Westerleigh is a village and civil parish (which includes the community of Henfield) in South Gloucestershire in England. It contains sources of the River Frome. It is north of the M4, south of Yate and north-east of the city of Bristol. It has a population of approximately 4,800.
The village is first mentioned in a Saxon document of 887AD. At that time it was probably just a clearing in the woods with possibly a wooden church. Westerleigh is mentioned in the Domesday Book of 1086.
In medieval times the village would probably have been a green with the houses and church around it, and prosperous. The northern wall and porch of St James church is from the 13th century, as is the carved stone pulpit. The church was rebuilt in the perpendicular style, with the tower (once used as the village lock-up) added at a later date. The 700th anniversary was celebrated in 2004.
By 1600 the village supported a shoemaker, a blacksmith, a sawyer, a flour mill, a malt house and two public houses. In 1617, John Crandall was baptised to James and Eleanor Crandall at St. James the Great church, and became one of the founders of Westerly, Rhode Island, USA.
The discovery of coal in 1660 provided employment for the villagers, with further finds at Coalpit Heath (within the parish) and Parkfield colliery at Pucklechurch providing more employment.
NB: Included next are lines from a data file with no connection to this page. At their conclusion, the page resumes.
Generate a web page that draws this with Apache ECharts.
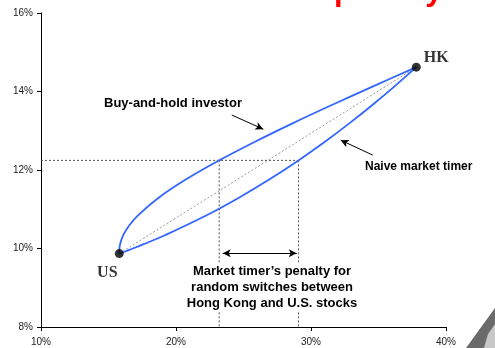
<!DOCTYPE html>
<html>
<head>
<meta charset="utf-8">
<script src="https://cdn.jsdelivr.net/npm/echarts@6/dist/echarts.min.js"></script>
<style>
  html, body { margin: 0; padding: 0; background: #fff; }
  #chart { width: 495px; height: 348px; }
</style>
</head>
<body>
<div id="chart"></div>
<script>
// Risk (std. dev., %) vs. return (%) for US / HK stock mixes
const xTicks = [10, 20, 30, 40];
const yTicks = [8, 10, 12, 14, 16];

const usPoint = [15.8, 9.87];
const hkPoint = [37.8, 14.62];

// Buy-and-hold investor frontier
const holdRisk   = [15.80, 15.80, 15.86, 16.10, 16.52, 17.11, 18.72, 20.79, 23.20, 25.85, 28.67, 31.63, 34.68, 37.80];
const holdReturn = [9.87, 9.965, 10.11, 10.345, 10.58, 10.82, 11.295, 11.77, 12.245, 12.72, 13.195, 13.67, 14.145, 14.62];

// Naive market timer curve
const timerRisk   = [15.80, 16.18, 16.54, 17.60, 19.22, 22.12, 24.66, 26.96, 29.07, 31.03, 32.86, 34.59, 36.23, 37.80];
const timerReturn = [9.87, 9.9175, 9.965, 10.11, 10.345, 10.82, 11.295, 11.77, 12.245, 12.72, 13.195, 13.67, 14.145, 14.62];

// 50/50 mix reference levels
const mixReturn = 12.245;
const mixHoldRisk = 23.20;
const mixTimerRisk = 29.07;

const zip = (a, b) => a.map((v, i) => [v, b[i]]);

const chart = echarts.init(document.getElementById('chart'), null, { renderer: 'canvas' });

const sans = 'Arial, "Liberation Sans", sans-serif';
const serif = '"Times New Roman", "Liberation Serif", serif';
const axisFont = { fontFamily: sans, fontSize: 10, color: '#222' };
const boldFont = 'bold 13px ' + sans;

const dotted = { color: '#555', width: 1, type: [2, 2] };

chart.setOption({
  animation: false,
  backgroundColor: '#fff',
  grid: { left: 41, right: 49, top: 13, bottom: 21 },
  xAxis: {
    type: 'value', min: xTicks[0], max: xTicks[xTicks.length - 1], interval: 10,
    axisLine: { show: true, lineStyle: { color: '#000', width: 1 } },
    axisTick: { show: true, length: 4, lineStyle: { color: '#000' } },
    splitLine: { show: false },
    axisLabel: Object.assign({ margin: 10, formatter: v => v + '%' }, axisFont)
  },
  yAxis: {
    type: 'value', min: yTicks[0], max: yTicks[yTicks.length - 1], interval: 2,
    axisLine: { show: true, lineStyle: { color: '#000', width: 1 } },
    axisTick: { show: true, length: 4, lineStyle: { color: '#000' } },
    splitLine: { show: false },
    axisLabel: Object.assign({ margin: 8, formatter: v => v + '%' }, axisFont)
  },
  series: [
    { // horizontal level of the 50/50 mix
      type: 'line', symbol: 'none', silent: true,
      data: [[xTicks[0], mixReturn], [mixTimerRisk, mixReturn]],
      lineStyle: dotted, z: 1
    },
    {
      type: 'line', symbol: 'none', silent: true,
      data: [[mixHoldRisk, mixReturn], [mixHoldRisk, yTicks[0]]],
      lineStyle: dotted, z: 1
    },
    {
      type: 'line', symbol: 'none', silent: true,
      data: [[mixTimerRisk, mixReturn], [mixTimerRisk, yTicks[0]]],
      lineStyle: dotted, z: 1
    },
    { // straight line between the two markets
      type: 'line', symbol: 'none', silent: true,
      data: [usPoint, hkPoint],
      lineStyle: { color: '#999', width: 1, type: [2, 2] }, z: 2
    },
    {
      name: 'Buy-and-hold investor',
      type: 'line', symbol: 'none', smooth: 0.4,
      data: zip(holdRisk, holdReturn),
      lineStyle: { color: '#3366ff', width: 1.8 }, z: 3,
      markLine: {
        silent: true, symbol: ['none', 'arrow'], symbolSize: [6, 8],
        lineStyle: { color: '#000', width: 1, type: 'solid' },
        label: { show: false },
        data: [
          [{ coord: [24.13, 13.40] }, { coord: [26.47, 13.04] }],
          [{ coord: [34.57, 12.38] }, { coord: [32.2, 12.76] }]
        ]
      }
    },
    {
      name: 'Naive market timer',
      type: 'line', symbol: 'none', smooth: 0.4,
      data: zip(timerRisk, timerReturn),
      lineStyle: { color: '#3366ff', width: 1.8 }, z: 3,
      markLine: {
        silent: true, symbol: ['arrow', 'arrow'], symbolSize: [6, 8],
        lineStyle: { color: '#000', width: 1, type: 'solid' },
        label: { show: false },
        data: [
          [{ coord: [23.46, 9.88] }, { coord: [28.94, 9.88] }]
        ]
      }
    },
    {
      type: 'scatter', symbol: 'circle', symbolSize: 9, z: 5,
      itemStyle: { color: '#000' },
      label: { color: '#000', fontFamily: serif, fontWeight: 'bold', fontSize: 16 },
      data: [
        { value: usPoint, label: { show: true, position: 'inside', offset: [-12, 19], formatter: 'US' } },
        { value: hkPoint, label: { show: true, position: 'inside', offset: [20, -9], formatter: 'HK' } }
      ]
    }
  ],
  graphic: [
    {
      type: 'text', x: 325, y: -9, z: 10,
      style: { text: 'The market timer’s', font: 'bold 31px ' + sans, fill: '#d6d6d6', textAlign: 'right', textVerticalAlign: 'middle' }
    },
    {
      type: 'text', x: 334, y: -9, z: 10,
      style: { text: 'penalty', font: 'bold 31px ' + sans, fill: '#ff0000', textAlign: 'left', textVerticalAlign: 'middle' }
    },
    {
      type: 'text', x: 104, y: 103, z: 10,
      style: { text: 'Buy-and-hold investor', font: boldFont, fill: '#000', textAlign: 'left', textVerticalAlign: 'middle' }
    },
    {
      type: 'text', x: 365, y: 167, z: 10,
      style: { text: 'Naive market timer', font: 'bold 12px ' + sans, fill: '#000', textAlign: 'left', textVerticalAlign: 'middle' }
    },
    {
      type: 'text', x: 272, y: 287, z: 10,
      style: {
        text: 'Market timer’s penalty for\nrandom switches between\nHong Kong and U.S. stocks',
        font: boldFont, fill: '#000', lineHeight: 16,
        textAlign: 'center', textVerticalAlign: 'middle',
        backgroundColor: '#fff', padding: [0, 2]
      }
    },
    { // page-corner decoration
      type: 'polygon', z: 10,
      shape: { points: [[466, 348], [495, 308], [495, 348]] },
      style: { fill: '#6a6a6a' }
    },
    {
      type: 'polygon', z: 11,
      shape: { points: [[484, 348], [488, 334], [495, 324], [495, 348]] },
      style: { fill: '#c8c8c8' }
    }
  ]
});
</script>
</body>
</html>
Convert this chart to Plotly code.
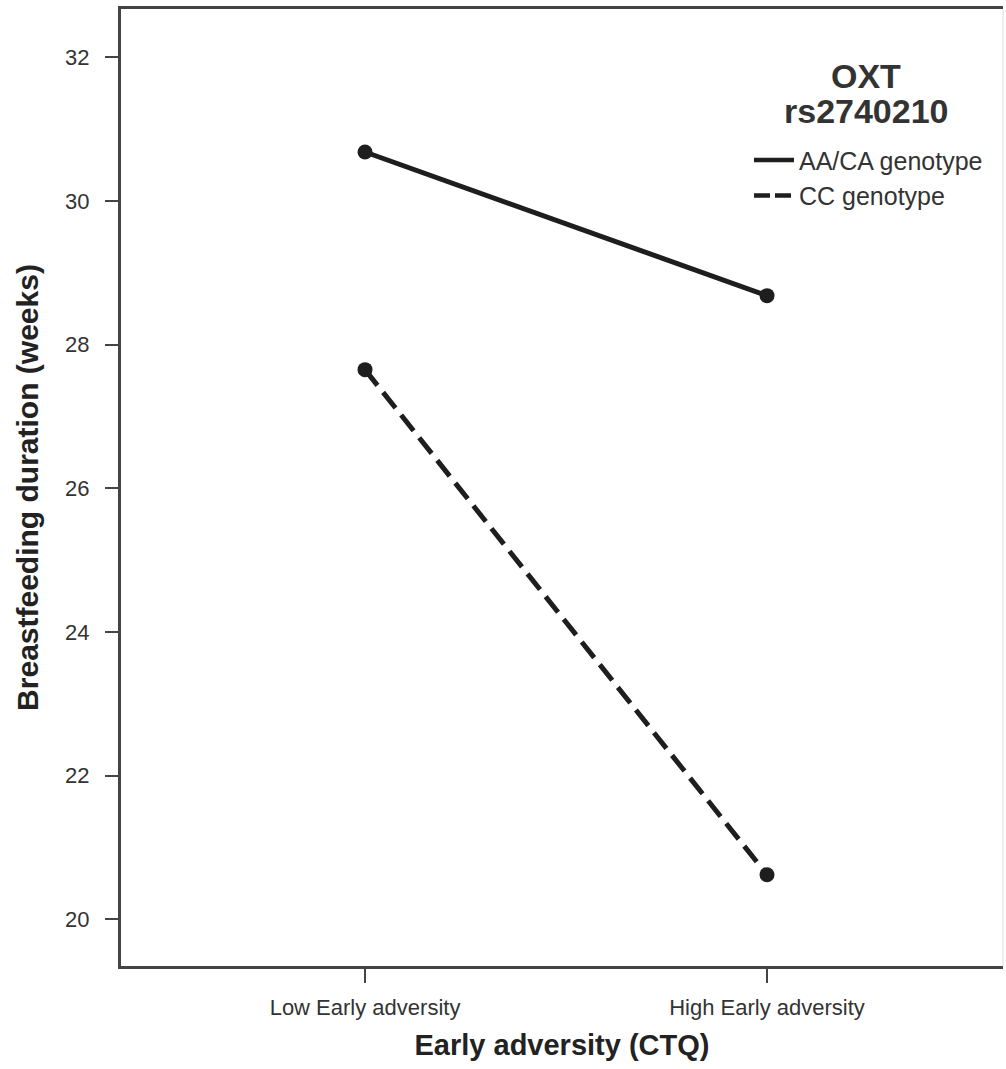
import plotly.graph_objects as go

categories = ["Low Early adversity", "High Early adversity"]
aa_ca = [30.68, 28.68]
cc = [27.65, 20.62]
series_names = ["AA/CA genotype", "CC genotype"]
y_ticks = [20, 22, 24, 26, 28, 30, 32]

xpos = list(range(len(categories)))
LINE = "#1e1e1e"

fig = go.Figure()
fig.add_trace(go.Scatter(x=xpos, y=aa_ca, mode="lines+markers", showlegend=False,
                         line=dict(color=LINE, width=5),
                         marker=dict(size=15, color=LINE)))
fig.add_trace(go.Scatter(x=xpos, y=cc, mode="lines+markers", showlegend=False,
                         line=dict(color=LINE, width=5, dash="20px,9px"),
                         marker=dict(size=15, color=LINE)))
# legend-only entries
fig.add_trace(go.Scatter(x=[None], y=[None], mode="lines", name=series_names[0],
                         line=dict(color=LINE, width=4.5)))
fig.add_trace(go.Scatter(x=[None], y=[None], mode="lines", name=series_names[1],
                         line=dict(color=LINE, width=4.5, dash="16px,5px")))

font_family = "Liberation Sans, Arial, sans-serif"
fig.update_layout(
    width=1006, height=1069,
    margin=dict(l=121, r=3, t=9, b=103),
    paper_bgcolor="white", plot_bgcolor="white",
    font=dict(family=font_family, color="#333333"),
    showlegend=True,
    legend=dict(x=0.712, y=0.866, xanchor="left", yanchor="top",
                font=dict(size=25, color="#333333"), tracegroupgap=0,
                bgcolor="rgba(0,0,0,0)", itemwidth=40),
    xaxis=dict(
        range=[-0.607, 1.587], tickvals=xpos, ticktext=categories,
        showgrid=False, zeroline=False,
        showline=True, linecolor="#444444", linewidth=3, mirror=True,
        ticks="outside", ticklen=14, tickwidth=2, tickcolor="#444444",
        ticklabelstandoff=6,
        tickfont=dict(size=22, color="#333333"),
        title=dict(text="<b>Early adversity (CTQ)</b>", font=dict(size=29, color="#222222"), standoff=16),
    ),
    yaxis=dict(
        range=[19.35, 32.67], tickvals=y_ticks,
        showgrid=False, zeroline=False,
        showline=True, linecolor="#444444", linewidth=3,
        ticks="outside", ticklen=13, tickwidth=2, tickcolor="#444444",
        ticklabelstandoff=11,
        tickfont=dict(size=22, color="#333333"),
        title=dict(text="<b>Breastfeeding duration (weeks)</b>", font=dict(size=30, color="#222222"), standoff=18),
    ),
    shapes=[dict(type="line", xref="paper", yref="paper", x0=1, x1=1, y0=0, y1=1,
                 line=dict(color="#dddddd", width=1))],
    annotations=[
        dict(text="<b>OXT</b>", xref="paper", yref="paper",
             x=0.845, y=0.9295, xanchor="center", yanchor="middle",
             showarrow=False, font=dict(size=34, color="#333333")),
        dict(text="<b>rs2740210</b>", xref="paper", yref="paper",
             x=0.845, y=0.893, xanchor="center", yanchor="middle",
             showarrow=False, font=dict(size=34, color="#333333")),
    ],
)

fig.write_html("out.html")
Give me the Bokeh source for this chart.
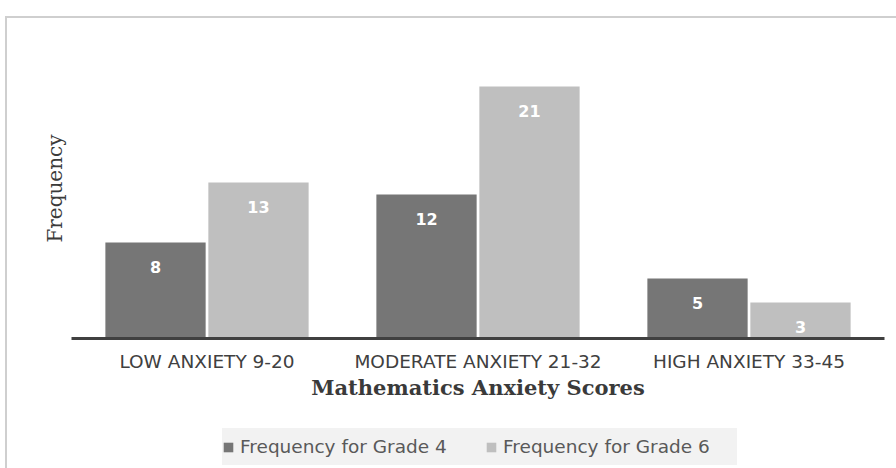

The mines closed in the early 20th century, when the coal was exhausted.
By 1876 occupations in the village included farmers, a bootmaker, shopkeepers, innkeepers, butchers, a plasterer, a blacksmith, a wheelwright, a market gardener and a carrier. At the end of the 19th century many of the old houses were demolished. At the beginning of the 20th century, the railway and mining provided most of the work. Now residents find work in nearby Yate, Chipping Sodbury and Bristol, and in the village itself.